Ein Jahr nach der Einführung des Mängelmelders brachte „wer denkt was“ ein neues Produkt auf den Markt. AppJobber heißt das Programm, mit dem jedermann kleines Geld mit kleinen Aufträgen verdienen kann. Das Prinzip ist denkbar simpel: Ein Unternehmen benötigt Informationen ähnlicher Art von verschiedenen Orten. Doch anstatt eine Person dafür zu bezahlen, an jeden Ort zu fahren, macht es AppJobber möglich, den Auftrag an viele verschiedene Personen, die schon vor Ort sind, zu vergeben. Erster Kunde von AppJobber war TomTom. Der Hersteller von Navigationssystemen aktualisiert seine Karten immer wieder und benötigt dafür Informationen über Änderungen im Straßenverlauf. Auch andere Unternehmen, wie der Schokoladenhersteller Rausch und die Deutsche Bahn, nutzen mittlerweile den AppJobber. Für die Jobber ist die Nutzung ganz einfach, sodass die Anzahl stetig ansteigt. Nachdem in Deutschland über 100.000 Menschen auf diese Art kleines Geld verdienen, ist das mittlerweile auch in Italien, Finnland, Österreich, Frankreich und der Schweiz möglich. Diese Nutzer sind zwar überwiegend junge, männliche Studenten, aber auch Senior/innen gestalten so ihre Spaziergänge ein wenig interessanter. 

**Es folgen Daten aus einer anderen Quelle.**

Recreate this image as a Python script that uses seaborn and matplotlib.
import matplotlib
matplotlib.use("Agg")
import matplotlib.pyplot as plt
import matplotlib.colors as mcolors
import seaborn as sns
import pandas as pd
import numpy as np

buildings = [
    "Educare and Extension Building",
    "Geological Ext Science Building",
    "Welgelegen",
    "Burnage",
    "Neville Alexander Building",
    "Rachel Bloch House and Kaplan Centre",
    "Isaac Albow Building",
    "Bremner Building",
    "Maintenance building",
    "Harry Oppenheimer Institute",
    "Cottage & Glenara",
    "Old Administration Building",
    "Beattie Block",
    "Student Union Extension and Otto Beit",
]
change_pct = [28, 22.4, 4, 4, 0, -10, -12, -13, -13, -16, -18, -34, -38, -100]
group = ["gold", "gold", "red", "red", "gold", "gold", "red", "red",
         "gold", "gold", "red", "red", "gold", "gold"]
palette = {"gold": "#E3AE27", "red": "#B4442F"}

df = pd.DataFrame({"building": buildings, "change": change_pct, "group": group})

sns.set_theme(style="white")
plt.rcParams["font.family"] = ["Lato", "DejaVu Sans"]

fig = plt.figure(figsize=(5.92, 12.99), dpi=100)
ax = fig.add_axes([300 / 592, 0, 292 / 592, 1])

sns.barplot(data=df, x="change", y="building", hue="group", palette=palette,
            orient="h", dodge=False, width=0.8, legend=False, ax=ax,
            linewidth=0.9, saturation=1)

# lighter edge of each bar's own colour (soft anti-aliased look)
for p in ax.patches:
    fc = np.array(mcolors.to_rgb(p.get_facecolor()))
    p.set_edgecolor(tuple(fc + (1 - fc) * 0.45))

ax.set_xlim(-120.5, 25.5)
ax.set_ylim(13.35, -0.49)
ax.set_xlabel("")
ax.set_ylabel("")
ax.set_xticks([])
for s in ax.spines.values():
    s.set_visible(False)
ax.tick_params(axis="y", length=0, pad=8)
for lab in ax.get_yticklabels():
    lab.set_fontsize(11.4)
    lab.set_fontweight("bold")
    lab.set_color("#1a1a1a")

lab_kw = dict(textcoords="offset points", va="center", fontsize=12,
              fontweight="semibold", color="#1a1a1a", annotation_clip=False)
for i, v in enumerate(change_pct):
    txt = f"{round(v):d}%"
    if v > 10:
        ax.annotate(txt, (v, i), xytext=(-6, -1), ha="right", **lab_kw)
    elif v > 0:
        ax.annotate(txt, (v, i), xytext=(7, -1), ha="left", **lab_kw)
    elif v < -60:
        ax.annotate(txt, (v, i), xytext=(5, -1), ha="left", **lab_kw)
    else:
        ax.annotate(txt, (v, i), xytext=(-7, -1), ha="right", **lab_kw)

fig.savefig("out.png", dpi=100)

Ein weiteres Angebot von „wer denkt was“ ist eine interaktive Karte, auf der die Barrierefreiheit von verschiedenen öffentlichen Orten eingestuft und von anderen Nutzern abgerufen werden kann. Gemeinsam mit der IVM (Integriertes Verkehrs- und Mobilitätsmanagement Region Frankfurt RheinMain) wurde die Karte auf www.mobilemenschen.de erstellt. Bei Verwaltungsgebäuden und anderen oft besuchten Orten wird selbst die Höhe der Treppenstufen, die Steigung der Rollstuhlrampe, das Vorhandensein von Ansagen und Blindenschrift im Aufzug und viele weitere Detailinformationen erfasst. Wir hoffen auf weitere tolle Ideen.